Set exercise: Return the lines below exactly, from the first line to the line that contains "101.35, 100.30, 99.02, 97.62, 95.82, 93.47, 92.55]". Leave out pictures.

-- Data lines start --

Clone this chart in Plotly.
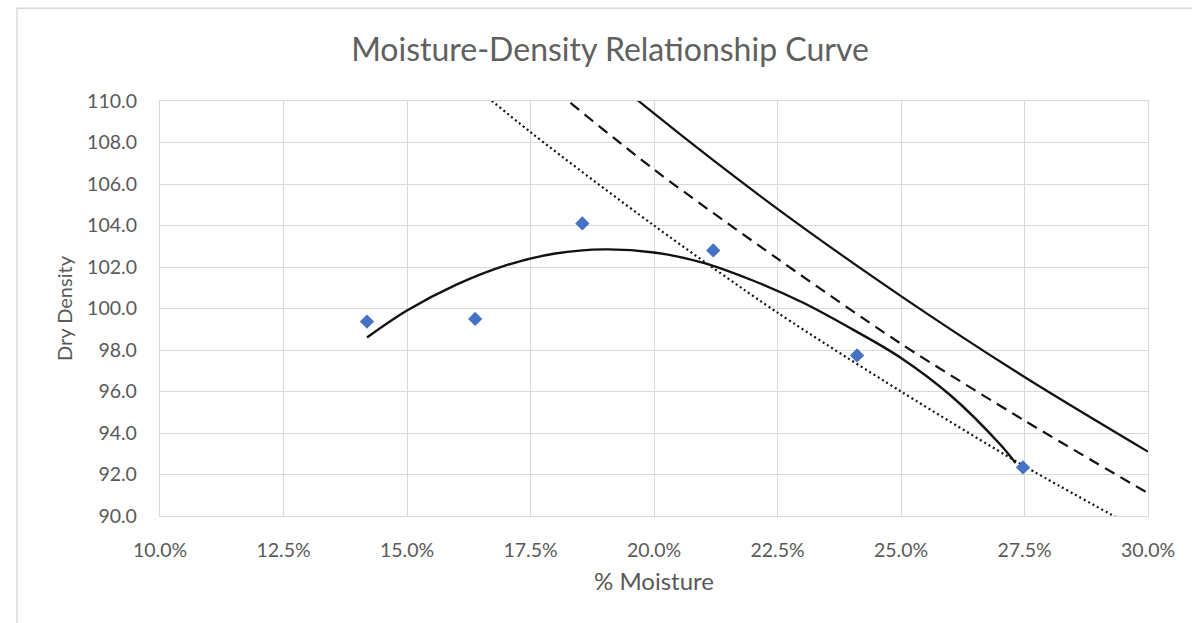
import plotly.graph_objects as go

# Test points (moisture as fraction, dry density in pcf)
moisture = [0.1419, 0.1638, 0.1855, 0.2120, 0.2411, 0.2747]
dry_density = [99.37, 99.50, 104.10, 102.80, 97.74, 92.34]

fit_moisture = [0.1419, 0.15, 0.16, 0.17, 0.18, 0.19, 0.20, 0.21,
                0.22, 0.23, 0.24, 0.25, 0.26, 0.27, 0.2732]
fit_density = [98.60, 99.90, 101.15, 102.08, 102.65, 102.85, 102.70, 102.20,
               101.35, 100.30, 99.02, 97.62, 95.82, 93.47, 92.55]

# Zero-air-voids lines at 2.5% steps
zav_moisture = [0.150, 0.175, 0.200, 0.225, 0.250, 0.275, 0.300]
zav_dotted = [113.4, 108.5, 104.0, 99.8, 96.0, 92.4, 89.1]
zav_dashed = [116.7, 111.5, 106.7, 102.4, 98.3, 94.6, 91.1]
zav_solid = [119.9, 114.4, 109.4, 104.8, 100.6, 96.7, 93.1]

x_ticks = [0.100, 0.125, 0.150, 0.175, 0.200, 0.225, 0.250, 0.275, 0.300]
y_ticks = [90, 92, 94, 96, 98, 100, 102, 104, 106, 108, 110]

FONT = "Lato"
GREY = "#595959"
GRID = "#d9d9d9"

fig = go.Figure()

# ZAV lines
for ys, dash in [(zav_dotted, "2px,3px"), (zav_dashed, "11px,7px"), (zav_solid, "solid")]:
    fig.add_trace(go.Scatter(
        x=zav_moisture, y=ys, mode="lines",
        line=dict(color="#111111", width=2.2, dash=dash, shape="spline", smoothing=0.8),
        hoverinfo="skip",
    ))

# trendline
fig.add_trace(go.Scatter(
    x=fit_moisture, y=fit_density, mode="lines",
    line=dict(color="#111111", width=2.4, shape="spline", smoothing=1.0),
    hoverinfo="skip",
))

# data points
fig.add_trace(go.Scatter(
    x=moisture, y=dry_density, mode="markers",
    marker=dict(symbol="diamond", size=11, color="#4472C4"),
    name="Dry Density",
))

fig.update_xaxes(
    range=[0.10, 0.30],
    tickvals=x_ticks,
    tickformat=".1%",
    showgrid=True, gridcolor=GRID, gridwidth=1.3,
    showline=True, linecolor=GRID, linewidth=1.3, mirror=True,
    zeroline=False,
    ticks="", ticklabelstandoff=16,
    tickfont=dict(family=FONT, size=19.5, color=GREY),
    title=dict(text="% Moisture", standoff=13,
               font=dict(family=FONT, size=24, color=GREY)),
)
fig.update_yaxes(
    range=[90, 110],
    tickvals=y_ticks,
    tickformat=".1f",
    showgrid=True, gridcolor=GRID, gridwidth=1.3,
    showline=True, linecolor=GRID, linewidth=1.3, mirror=True,
    zeroline=False,
    ticks="", ticklabelstandoff=18,
    tickfont=dict(family=FONT, size=19.5, color=GREY),
    title=dict(text="Dry Density", standoff=9,
               font=dict(family=FONT, size=20, color=GREY)),
)

# chart area border
fig.add_shape(type="rect", xref="paper", yref="paper",
              x0=-0.1447, x1=1.07, y0=-0.3, y1=1.2235,
              line=dict(color=GRID, width=1.5), layer="below")

fig.update_layout(
    width=1192, height=623,
    showlegend=False,
    plot_bgcolor="white", paper_bgcolor="white",
    margin=dict(l=160, r=44, t=101, b=107),
    title=dict(
        text="Moisture-Density Relationship Curve",
        x=610 / 1192, xanchor="center",
        y=1 - 50 / 623, yanchor="middle",
        font=dict(family=FONT, size=32, color="#606060"),
    ),
)

fig.write_html("out.html", config={"displayModeBar": False},
               post_script="document.body.style.margin='0';")
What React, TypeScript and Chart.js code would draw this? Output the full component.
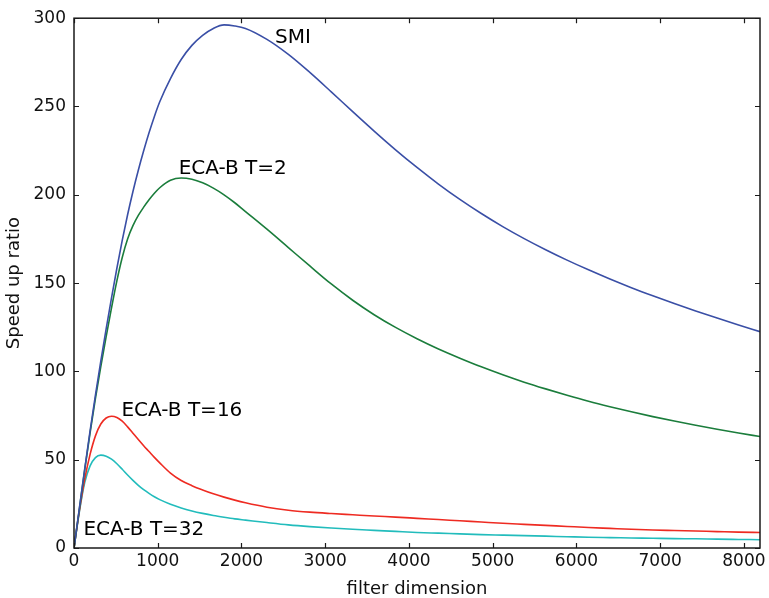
import React, { useEffect, useRef } from "react";
import { Chart, registerables } from "chart.js";
Chart.register(...registerables);

const dims = [
  0, 64, 128, 192, 256, 320, 384, 448, 512, 576, 640, 704, 768, 832, 896, 960, 1024,
  1152, 1280, 1408, 1536, 1664, 1792, 1920, 2048,
  2304, 2560, 2816, 3072, 3328, 3584, 3840, 4096, 4352, 4608, 4864, 5120, 5376, 5632, 5888, 6144,
  6400, 6656, 6912, 7168, 7424, 7680, 7936, 8192,
];
const smi = [
  0, 22.5, 44.8, 66.3, 86.6, 105.8, 124.1, 141.6, 158.4, 174.2, 188.7, 201.9, 213.9, 224.9, 235.1, 244.4, 252.7,
  265.8, 276.6, 284.6, 290.3, 294.2, 296.2, 295.6, 294.2,
  288, 279.5, 269.3, 258.3, 247.1, 236.1, 225.5, 215.5, 206.1, 197.4, 189.4, 182, 175.2, 168.9, 163, 157.5,
  152.3, 147.4, 142.8, 138.4, 134.2, 130.2, 126.3, 122.5,
];
const ecaT2 = [
  0, 22, 44.2, 65.2, 84.7, 102.7, 119.7, 136, 151.3, 164.5, 175, 182.5, 188.3, 193, 197.2, 200.9, 204,
  208.2, 209.5, 208.8, 206.8, 203.8, 200, 195.5, 190.5,
  180.5, 170.1, 159.7, 149.5, 140.3, 132.1, 124.9, 118.5, 112.7, 107.5, 102.6, 98.1, 93.9, 90.1, 86.5, 83.1,
  80, 77.1, 74.4, 71.9, 69.5, 67.2, 65.1, 63.1,
];
const ecaT16 = [
  0, 21, 39, 53, 63.5, 70.2, 73.6, 74.6, 73.9, 71.8, 68.6, 65, 61.4, 57.9, 54.6, 51.3, 48.2,
  42.4, 38.2, 35.3, 32.9, 30.7, 28.8, 27.1, 25.6,
  23.1, 21.4, 20.3, 19.5, 18.8, 18.1, 17.5, 16.8, 16.1, 15.4, 14.7, 14, 13.4, 12.8, 12.2, 11.6,
  11.1, 10.6, 10.2, 9.9, 9.6, 9.3, 9.0, 8.8,
];
const ecaT32 = [
  0, 20.5, 37, 46.5, 51.2, 52.6, 52, 50.3, 47.7, 44.6, 41.3, 38.3, 35.5, 33, 30.9, 29, 27.4,
  24.8, 22.7, 21, 19.6, 18.4, 17.4, 16.5, 15.8,
  14.4, 13.1, 12.1, 11.3, 10.6, 10, 9.4, 8.8, 8.4, 8, 7.6, 7.3, 7, 6.7, 6.4, 6.1,
  5.9, 5.7, 5.5, 5.3, 5.2, 5.0, 4.85, 4.7,
];

const seriesNames = ["SMI", "ECA-B T=2", "ECA-B T=16", "ECA-B T=32"];
const seriesColors = ["#3a4fa6", "#1b7d3c", "#ee2b22", "#22bcbc"];

const labelTexts = ["SMI", "ECA-B T=2", "ECA-B T=16", "ECA-B T=32"];
const labelX = [2400, 1250, 567, 113];
const labelY = [286, 212, 75, 7.5];

const xTicks = [0, 1000, 2000, 3000, 4000, 5000, 6000, 7000, 8000];
const yTicks = [0, 50, 100, 150, 200, 250, 300];

export default function App() {
  const ref = useRef<HTMLCanvasElement>(null);
  useEffect(() => {
    document.body.style.margin = "0";
    const canvas = ref.current!;
    const all = [smi, ecaT2, ecaT16, ecaT32];
    const datasets = all.map((vals, k) => ({
      label: seriesNames[k],
      data: dims.map((d, i) => ({ x: d, y: vals[i] })),
      borderColor: seriesColors[k],
      backgroundColor: seriesColors[k],
      borderWidth: 1.6,
      pointRadius: 0,
      fill: false,
      cubicInterpolationMode: "monotone" as const,
    }));
    const framePlugin = {
      id: "frame",
      afterDraw(chart: any) {
        const { ctx, chartArea } = chart;
        const { left, right, top, bottom } = chartArea;
        const xs = chart.scales.x;
        const ys = chart.scales.y;
        ctx.save();
        ctx.strokeStyle = "#1a1a1a";
        ctx.lineWidth = 1.2;
        ctx.beginPath();
        xTicks.forEach((v) => {
          const px = Math.round(xs.getPixelForValue(v)) + 0.5;
          ctx.moveTo(px, bottom);
          ctx.lineTo(px, bottom - 5);
          ctx.moveTo(px, top);
          ctx.lineTo(px, top + 5);
        });
        yTicks.forEach((v) => {
          const py = Math.round(ys.getPixelForValue(v)) + 0.5;
          ctx.moveTo(left, py);
          ctx.lineTo(left + 5, py);
          ctx.moveTo(right, py);
          ctx.lineTo(right - 5, py);
        });
        ctx.stroke();
        ctx.lineWidth = 1.5;
        ctx.strokeRect(left, top, right - left, bottom - top);
        ctx.fillStyle = "#000";
        ctx.font = "20px 'DejaVu Sans'";
        ctx.textBaseline = "alphabetic";
        ctx.textAlign = "left";
        labelTexts.forEach((t, i) => {
          ctx.fillText(t, xs.getPixelForValue(labelX[i]), ys.getPixelForValue(labelY[i]));
        });
        ctx.restore();
      },
    };
    const chart = new Chart(canvas, {
      type: "line",
      data: { datasets },
      options: {
        animation: false,
        responsive: false,
        devicePixelRatio: 1,
        layout: { padding: { left: 0, top: 16, right: 9, bottom: 0 } },
        plugins: { legend: { display: false }, tooltip: { enabled: false } },
        scales: {
          x: {
            type: "linear",
            min: 0,
            max: 8192,
            grid: { display: false, drawTicks: false },
            border: { display: false },
            afterBuildTicks: (s: any) => {
              s.ticks = xTicks.map((v) => ({ value: v }));
            },
            ticks: {
              maxRotation: 0,
              autoSkip: false,
              padding: 3,
              color: "#111",
              font: { family: "'DejaVu Sans'", size: 17 },
              callback: (v: any) => String(v),
            },
            title: {
              display: true,
              text: "filter dimension",
              color: "#111",
              font: { family: "'DejaVu Sans'", size: 18, lineHeight: 1.0 },
              padding: { top: 0, bottom: 0 },
            },
            afterFit: (s: any) => {
              s.height = 50;
            },
          },
          y: {
            type: "linear",
            min: 0,
            max: 300,
            grid: { display: false, drawTicks: false },
            border: { display: false },
            afterBuildTicks: (s: any) => {
              s.ticks = yTicks.map((v) => ({ value: v }));
            },
            ticks: {
              padding: 8,
              color: "#111",
              font: { family: "'DejaVu Sans'", size: 17 },
              callback: (v: any) => String(v),
            },
            title: {
              display: true,
              text: "Speed up ratio",
              color: "#111",
              font: { family: "'DejaVu Sans'", size: 18 },
              padding: { top: 4, bottom: 0 },
            },
            afterFit: (s: any) => {
              s.width = 74;
            },
          },
        },
      },
      plugins: [framePlugin],
    });
    return () => chart.destroy();
  }, []);
  return (
    <div style={{ width: 769, height: 598 }}>
      <canvas ref={ref} width={769} height={598} style={{ display: "block" }} />
    </div>
  );
}
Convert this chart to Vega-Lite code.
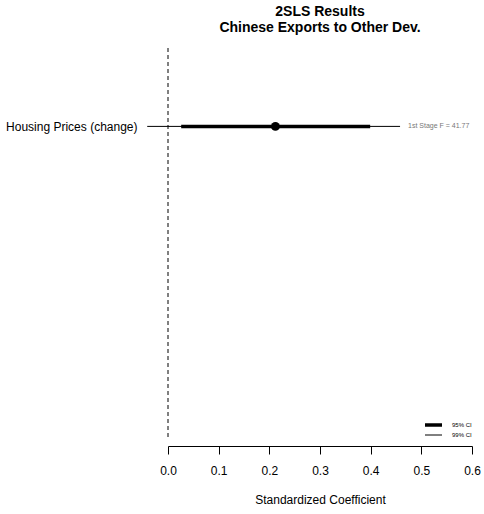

-- Data lines end --

Final result:
Clone this chart in Plotly.
import plotly.graph_objects as go

# Test points (moisture as fraction, dry density in pcf)
moisture = [0.1419, 0.1638, 0.1855, 0.2120, 0.2411, 0.2747]
dry_density = [99.37, 99.50, 104.10, 102.80, 97.74, 92.34]

fit_moisture = [0.1419, 0.15, 0.16, 0.17, 0.18, 0.19, 0.20, 0.21,
                0.22, 0.23, 0.24, 0.25, 0.26, 0.27, 0.2732]
fit_density = [98.60, 99.90, 101.15, 102.08, 102.65, 102.85, 102.70, 102.20,
               101.35, 100.30, 99.02, 97.62, 95.82, 93.47, 92.55]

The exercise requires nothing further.